## Task statement
Reproduce nothing but the lines from the start of the material through the line that includes "plt.rcParams['font.family'] = ['Liberation", both ends included, and omit every picture.

## Raw data
========================================================================

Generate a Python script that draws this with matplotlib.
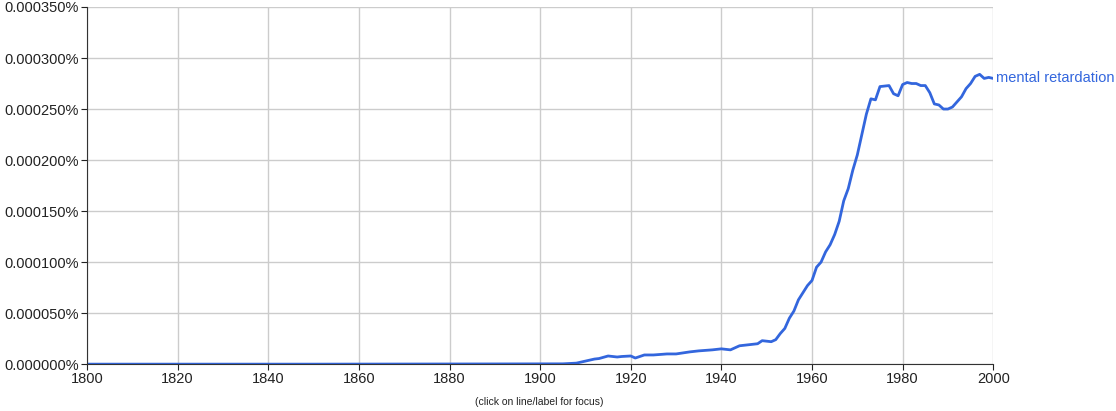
import matplotlib
matplotlib.use("Agg")
import matplotlib.pyplot as plt
from matplotlib.ticker import FuncFormatter

plt.rcParams['font.family'] = ['Liberation Sans', 'DejaVu Sans']

years = [1800, 1850, 1890, 1905, 1908, 1910, 1912, 1913, 1915, 1917, 1918, 1920, 1921, 1923, 1925, 1928, 1930, 1933, 1935, 1938, 1940, 1942, 1944, 1946, 1948, 1949, 1951, 1952, 1953,
         1954, 1955, 1956, 1957, 1958, 1959, 1960, 1961, 1962, 1963, 1964, 1965, 1966, 1967, 1968, 1969,
         1970, 1971, 1972, 1973, 1974, 1975, 1977, 1978, 1979, 1980, 1981, 1982, 1983, 1984, 1985, 1986,
         1987, 1988, 1989, 1990, 1991, 1992, 1993, 1994, 1995, 1996, 1997, 1998, 1999, 2000]
values = [0, 0, 0.0000002, 0.0000003, 0.000001, 0.000003, 0.000005, 0.0000055, 0.000008, 0.000007, 0.0000075, 0.000008, 0.000006, 0.000009,
          0.000009, 0.00001, 0.00001, 0.000012, 0.000013, 0.000014, 0.000015, 0.000014, 0.000018, 0.000019,
          0.00002, 0.000023, 0.000022, 0.000024, 0.00003, 0.000035, 0.000045, 0.000052, 0.000063, 0.00007,
          0.000077, 0.000082, 0.000095, 0.0001, 0.00011, 0.000117, 0.000127, 0.00014, 0.00016, 0.000172,
          0.00019, 0.000205, 0.000225, 0.000245, 0.00026, 0.000259, 0.000272, 0.000273, 0.000265, 0.000263,
          0.000274, 0.000276, 0.000275, 0.000275, 0.000273, 0.000273, 0.000266, 0.000255, 0.000254, 0.00025,
          0.00025, 0.000252, 0.000257, 0.000262, 0.00027, 0.000275, 0.000282, 0.000284, 0.00028, 0.000281, 0.00028]
label = "mental retardation"

fig = plt.figure(figsize=(11.16, 4.11), dpi=100)
ax = fig.add_axes([0.078, 0.114, 0.812, 0.869])
color = "#3366dd"
ax.plot(years, values, color=color, lw=2)
ax.set_xlim(1800, 2000)
ax.set_ylim(0, 0.00035)
ax.set_xticks(range(1800, 2001, 20))
ax.set_yticks([i * 0.00005 for i in range(8)])
ax.yaxis.set_major_formatter(FuncFormatter(lambda v, p: f"{v:.6f}%"))
ax.grid(True, color="#cccccc", lw=1)
for s in ["top", "right"]:
    ax.spines[s].set_visible(False)
ax.spines["left"].set_color("#333333")
ax.spines["bottom"].set_color("#333333")
ax.tick_params(labelsize=10.5, colors="#222222", length=4, pad=2)
ax.text(2000.5, values[-1], label, color=color, fontsize=10.5, va="center", ha="left", clip_on=False)
fig.text(0.483, 0.015, "(click on line/label for focus)", fontsize=7.5, ha="center", color="#222222")
fig.savefig("out.png", dpi=100)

========================================================================

## Final result
Generate a Python script that draws this with matplotlib.
import matplotlib
matplotlib.use("Agg")
import matplotlib.pyplot as plt
from matplotlib.ticker import FuncFormatter

plt.rcParams['font.family'] = ['Liberation Sans', 'DejaVu Sans']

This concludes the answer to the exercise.